Etre au rendez-vous de l’histoire, c’est aussi admettre l’hypothèse d’avoir tort et d’essayer de rectifier le tir. Le choix rationnel n’est pas un manuel de solutions à tous les problèmes posés par la politique et la géopolitique. La révision d’une décision et son ajustement, en fonction des paramètres de la situation-rôle, est un comportement sage. Les scientifiques, toutes disciplines confondues, font  de la remise en cause régulière, des résultats et des postulats un sacerdoce, pourquoi pas les politiques ? L’actualité récente le démontre de belle manière, à l’occasion des malentendus enregistrés entre certains pays membres du Conseil de Coopération du Golfe ou entre certains pays subsahariens en période de liquidation d’héritages lourds à connotation ethnique et tribale. Les acteurs impliqués choisissent le dialogue, même laborieux, que la confrontation dont personne ne sortirait vainqueur.

Il en est de même, et de manière plus claire, des relations entre le Maroc et certains pays membres de l’Union européenne.
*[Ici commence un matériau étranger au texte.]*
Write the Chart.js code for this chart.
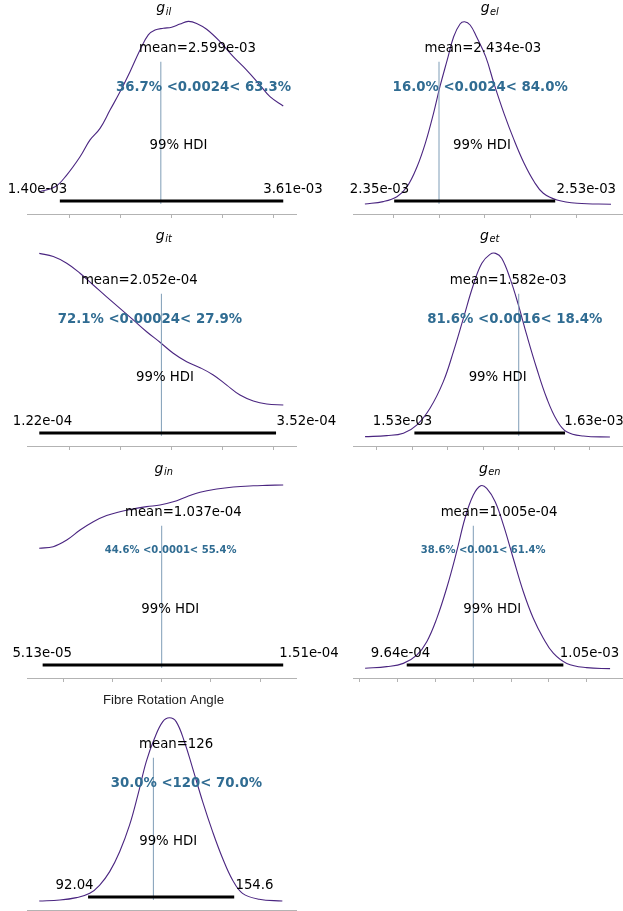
<!DOCTYPE html>
<html>
<head>
<meta charset="utf-8">
<script src="https://cdn.jsdelivr.net/npm/chart.js@4.4.1/dist/chart.umd.min.js"></script>
<style>
    html, body { margin: 0; padding: 0; background: #fff; overflow: hidden; }
    #page { position: relative; width: 623px; height: 911px; overflow: hidden; }
    #page canvas { position: absolute; left: 0; top: 0; }
</style>
</head>
<body>
<div id="page"></div>
<script>
// ---- values ----
// KDE curves (x in parameter units, y = relative density height)
const gIlX = [0.001209, 0.001363, 0.001477, 0.001608, 0.001706, 0.001804, 0.001902, 0.002000, 0.002098, 0.002196, 0.002277, 0.002343, 0.002424, 0.002506, 0.002588, 0.002669, 0.002751, 0.002849, 0.002980, 0.003110, 0.003241, 0.003372, 0.003470, 0.003600];
const gIlY = [0.110, 0.134, 0.192, 0.282, 0.365, 0.422, 0.512, 0.602, 0.701, 0.808, 0.882, 0.906, 0.915, 0.920, 0.936, 0.949, 0.939, 0.910, 0.849, 0.775, 0.709, 0.635, 0.578, 0.532];

const gElX = [0.002319, 0.002339, 0.002354, 0.002365, 0.002376, 0.002385, 0.002394, 0.002401, 0.002409, 0.002416, 0.002423, 0.002428, 0.002434, 0.002441, 0.002451, 0.002460, 0.002471, 0.002482, 0.002493, 0.002504, 0.002514, 0.002529, 0.002551, 0.002588];
const gElY = [0.049, 0.061, 0.085, 0.134, 0.233, 0.348, 0.496, 0.627, 0.759, 0.873, 0.936, 0.947, 0.931, 0.873, 0.775, 0.644, 0.496, 0.365, 0.250, 0.159, 0.102, 0.069, 0.053, 0.048];

const gItX = [0.0001207, 0.0001344, 0.0001475, 0.0001605, 0.0001734, 0.0001865, 0.0001995, 0.0002125, 0.0002256, 0.0002386, 0.0002516, 0.0002647, 0.0002777, 0.0002907, 0.0003038, 0.0003168, 0.0003298, 0.0003429, 0.0003591];
const gItY = [0.949, 0.933, 0.900, 0.851, 0.793, 0.735, 0.678, 0.621, 0.563, 0.511, 0.457, 0.415, 0.386, 0.350, 0.300, 0.251, 0.222, 0.207, 0.202];

const gEtX = [0.0015134, 0.0015256, 0.0015350, 0.0015425, 0.0015500, 0.0015575, 0.0015632, 0.0015688, 0.0015744, 0.0015792, 0.0015838, 0.0015870, 0.0015904, 0.0015951, 0.0015998, 0.0016045, 0.0016101, 0.0016158, 0.0016214, 0.0016270, 0.0016364, 0.0016514];
const gEtY = [0.046, 0.051, 0.063, 0.103, 0.186, 0.317, 0.465, 0.629, 0.793, 0.900, 0.944, 0.949, 0.925, 0.826, 0.695, 0.547, 0.383, 0.235, 0.128, 0.070, 0.049, 0.044];

const gInX = [0.0000502, 0.0000559, 0.0000614, 0.0000668, 0.0000722, 0.0000776, 0.0000830, 0.0000885, 0.0000939, 0.0000993, 0.0001047, 0.0001102, 0.0001156, 0.0001224, 0.0001291, 0.0001372, 0.0001427, 0.0001494];
const gInY = [0.639, 0.647, 0.680, 0.729, 0.770, 0.800, 0.819, 0.833, 0.844, 0.852, 0.868, 0.893, 0.915, 0.931, 0.941, 0.947, 0.949, 0.951];

const gEnX = [0.0009428, 0.0009542, 0.0009630, 0.0009701, 0.0009754, 0.0009807, 0.0009859, 0.0009912, 0.0009956, 0.0010000, 0.0010039, 0.0010071, 0.0010115, 0.0010159, 0.0010211, 0.0010264, 0.0010317, 0.0010370, 0.0010423, 0.0010494, 0.0010599, 0.0010723];
const gEnY = [0.048, 0.056, 0.072, 0.113, 0.179, 0.294, 0.442, 0.622, 0.787, 0.901, 0.947, 0.934, 0.869, 0.754, 0.590, 0.426, 0.294, 0.196, 0.122, 0.072, 0.051, 0.046];

const angleX = [71.14, 79.97, 87.09, 92.77, 97.03, 101.29, 105.56, 109.83, 113.37, 116.95, 120.49, 124.03, 126.88, 129.74, 133.28, 136.82, 141.09, 145.35, 149.62, 153.88, 158.15, 165.27, 175.21];
const angleY = [0.044, 0.049, 0.061, 0.082, 0.123, 0.189, 0.287, 0.419, 0.567, 0.731, 0.846, 0.928, 0.947, 0.928, 0.829, 0.698, 0.534, 0.386, 0.255, 0.148, 0.082, 0.053, 0.044];

const curvesX = [gIlX, gElX, gItX, gEtX, gInX, gEnX, angleX];
const curvesY = [gIlY, gElY, gItY, gEtY, gInY, gEnY, angleY];

// titles: [main, subscript]
const titles = [['g', 'il'], ['g', 'el'], ['g', 'it'], ['g', 'et'], ['g', 'in'], ['g', 'en'], ['Fibre Rotation Angle', '']];

// 99% HDI bar, reference value
const hdiLow = [0.00141, 0.002351, 0.0001207, 0.0015412, 0.0000516, 0.0009648, 92.04];
const hdiHigh = [0.0036, 0.002527, 0.000352, 0.0016261, 0.0001494, 0.0010476, 154.6];
const refValues = [0.0024, 0.0024, 0.00024, 0.0016, 0.0001, 0.001, 120];

// texts
const meanTexts = ['mean=2.599e-03', 'mean=2.434e-03', 'mean=2.052e-04', 'mean=1.582e-03', 'mean=1.037e-04', 'mean=1.005e-04', 'mean=126'];
const refTexts = ['36.7% <0.0024< 63.3%', '16.0% <0.0024< 84.0%', '72.1% <0.00024< 27.9%', '81.6% <0.0016< 18.4%', '44.6% <0.0001< 55.4%', '38.6% <0.001< 61.4%', '30.0% <120< 70.0%'];
const hdiLowTexts = ['1.40e-03', '2.35e-03', '1.22e-04', '1.53e-03', '5.13e-05', '9.64e-04', '92.04'];
const hdiHighTexts = ['3.61e-03', '2.53e-03', '3.52e-04', '1.63e-03', '1.51e-04', '1.05e-03', '154.6'];

// x axis ranges and tick marks
const axisMin = [0.001088, 0.002306, 0.0001087, 0.0015066, 0.00004524, 0.0009364, 65.9];
const axisMax = [0.003725, 0.0026, 0.0003715, 0.0016582, 0.0001546, 0.0010786, 181.05];
const tickValues = [
    [0.0015, 0.002, 0.0025, 0.003, 0.0035],
    [0.00235, 0.0024, 0.00245, 0.0025, 0.00255],
    [0.00015, 0.0002, 0.00025, 0.0003, 0.00035],
    [0.00152, 0.00154, 0.00156, 0.00158, 0.0016, 0.00162, 0.00164],
    [0.00006, 0.00008, 0.0001, 0.00012, 0.00014],
    [0.00094, 0.00096, 0.00098, 0.001, 0.00102, 0.00104, 0.00106],
    [80, 100, 120, 140, 160, 180]
];

// ---- layout ----
const PAGE_W = 623, PAGE_H = 915, TICK_LEN = 4;
const columns = [[27, 296], [353, 622]];
const rows = [[11, 214], [243, 446], [475, 678], [707, 910]];
// text centres along x, in each panel's own units
const labelAt = {
    mean: [0.002759, 0.002448, 0.0002184, 0.0015941, 0.0001088, 0.0010136, 129.74],
    ref: [0.002818, 0.002445, 0.0002287, 0.0015978, 0.0001036, 0.0010052, 134.14],
    hdi: [0.002573, 0.002447, 0.0002435, 0.0015881, 0.0001035, 0.0010100, 126.33],
    low: [0.001191, 0.002335, 0.0001238, 0.0015345, 0.0000514, 0.0009615, 86.24],
    high: [0.003695, 0.002561, 0.0003816, 0.0016424, 0.0001599, 0.0010614, 163.27]
};
const titleLevel = [0.993, 0.993, 1.015, 1.015, 1.01, 1.01, 1.015];
const refFontSize = [13.3, 13.3, 13.3, 13.3, 10, 10, 13.3];

const CURVE_COLOR = '#4a2580';
const REF_LINE_COLOR = '#7f9db7';
const REF_TEXT_COLOR = '#306c92';
const AXIS_COLOR = '#b3b3b3';
const FONT = '"DejaVu Sans", sans-serif';

function makeAnnotator(i) {
    return {
        id: 'annotate' + i,
        afterDatasetsDraw(chart) {
            const { ctx, chartArea, scales: { x, y } } = chart;
            const put = (text, at, level, font, color) => {
                ctx.font = font;
                ctx.fillStyle = color;
                ctx.fillText(text, x.getPixelForValue(at), y.getPixelForValue(level));
            };
            ctx.save();
            ctx.textAlign = 'center';
            ctx.textBaseline = 'alphabetic';
            put(meanTexts[i], labelAt.mean[i], 0.80, '13.3px ' + FONT, '#000');
            put(refTexts[i], labelAt.ref[i], refFontSize[i] < 13 ? 0.616 : 0.606,
                'bold ' + refFontSize[i] + 'px ' + FONT, REF_TEXT_COLOR);
            put('99% HDI', labelAt.hdi[i], 0.322, '13.3px ' + FONT, '#000');
            put(hdiLowTexts[i], labelAt.low[i], 0.105, '13.3px ' + FONT, '#000');
            put(hdiHighTexts[i], labelAt.high[i], 0.105, '13.3px ' + FONT, '#000');

            // panel title
            const [main, sub] = titles[i];
            const cx = (chartArea.left + chartArea.right) / 2 + 2;
            const ty = y.getPixelForValue(titleLevel[i]);
            ctx.textAlign = 'left';
            if (sub) {
                const mainFont = 'italic 14px ' + FONT;
                const subFont = 'italic 9.8px ' + FONT;
                ctx.font = mainFont;
                const w1 = ctx.measureText(main).width;
                ctx.font = subFont;
                const w2 = ctx.measureText(sub).width;
                const x0 = cx - (w1 + w2) / 2;
                ctx.fillStyle = '#000';
                ctx.font = mainFont;
                ctx.fillText(main, x0, ty);
                ctx.font = subFont;
                ctx.fillText(sub, x0 + w1 + 0.5, ty + 2.5);
            } else {
                ctx.font = '13.3px "Liberation Sans", Arial, sans-serif';
                ctx.fillStyle = '#222';
                ctx.textAlign = 'center';
                ctx.fillText(main, cx, ty);
            }
            ctx.restore();
        }
    };
}

function buildPanel(i) {
    const col = columns[i % 2];
    const row = rows[Math.floor(i / 2)];
    const canvas = document.createElement('canvas');
    canvas.width = PAGE_W;
    canvas.height = PAGE_H;
    document.getElementById('page').appendChild(canvas);

    const curve = curvesX[i].map((v, k) => ({ x: v, y: curvesY[i][k] }));

    new Chart(canvas.getContext('2d'), {
        type: 'line',
        data: {
            datasets: [
                {
                    data: [{ x: hdiLow[i], y: 0.064 }, { x: hdiHigh[i], y: 0.064 }],
                    borderColor: '#000',
                    borderWidth: 3,
                    borderCapStyle: 'butt',
                    pointRadius: 0,
                    tension: 0,
                    order: 1
                },
                {
                    data: [{ x: refValues[i], y: 0.05 }, { x: refValues[i], y: 0.75 }],
                    borderColor: REF_LINE_COLOR,
                    borderWidth: 1,
                    pointRadius: 0,
                    tension: 0,
                    order: 2
                },
                {
                    data: curve,
                    borderColor: CURVE_COLOR,
                    borderWidth: 1.1,
                    pointRadius: 0,
                    tension: 0.4,
                    fill: false,
                    order: 3
                }
            ]
        },
        options: {
            responsive: false,
            animation: false,
            devicePixelRatio: 1,
            events: [],
            layout: {
                padding: {
                    left: col[0],
                    right: PAGE_W - col[1],
                    top: row[0],
                    bottom: PAGE_H - row[1] - TICK_LEN
                }
            },
            plugins: {
                legend: { display: false },
                tooltip: { enabled: false },
                title: { display: false }
            },
            scales: {
                x: {
                    type: 'linear',
                    min: axisMin[i],
                    max: axisMax[i],
                    afterBuildTicks: (axis) => {
                        axis.ticks = tickValues[i].map(v => ({ value: v }));
                    },
                    ticks: { display: false },
                    grid: {
                        drawOnChartArea: false,
                        drawTicks: true,
                        tickLength: TICK_LEN,
                        tickColor: AXIS_COLOR,
                        tickWidth: 1
                    },
                    border: { display: true, color: AXIS_COLOR, width: 1 }
                },
                y: {
                    display: false,
                    min: 0,
                    max: 1
                }
            }
        },
        plugins: [makeAnnotator(i)]
    });
}

document.addEventListener('DOMContentLoaded', () => {
    for (let i = 0; i < 7; i++) buildPanel(i);
});
</script>
</body>
</html>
Si des détails doivent être réglés, il n’en demeure pas que les perceptions évoluent dans un sens positif. D’autres pays le seraient-ils dans un avenir proche ? Rien n’est moins sûr, cependant force est de conclure qu’en géopolitique, l’histoire peut  parfois être ingrate et cynique. Elle est comme une lame de fond, elle peut emporter des éléments utiles sur son passage, mais elle ne peut certainement provoquer une mort subite.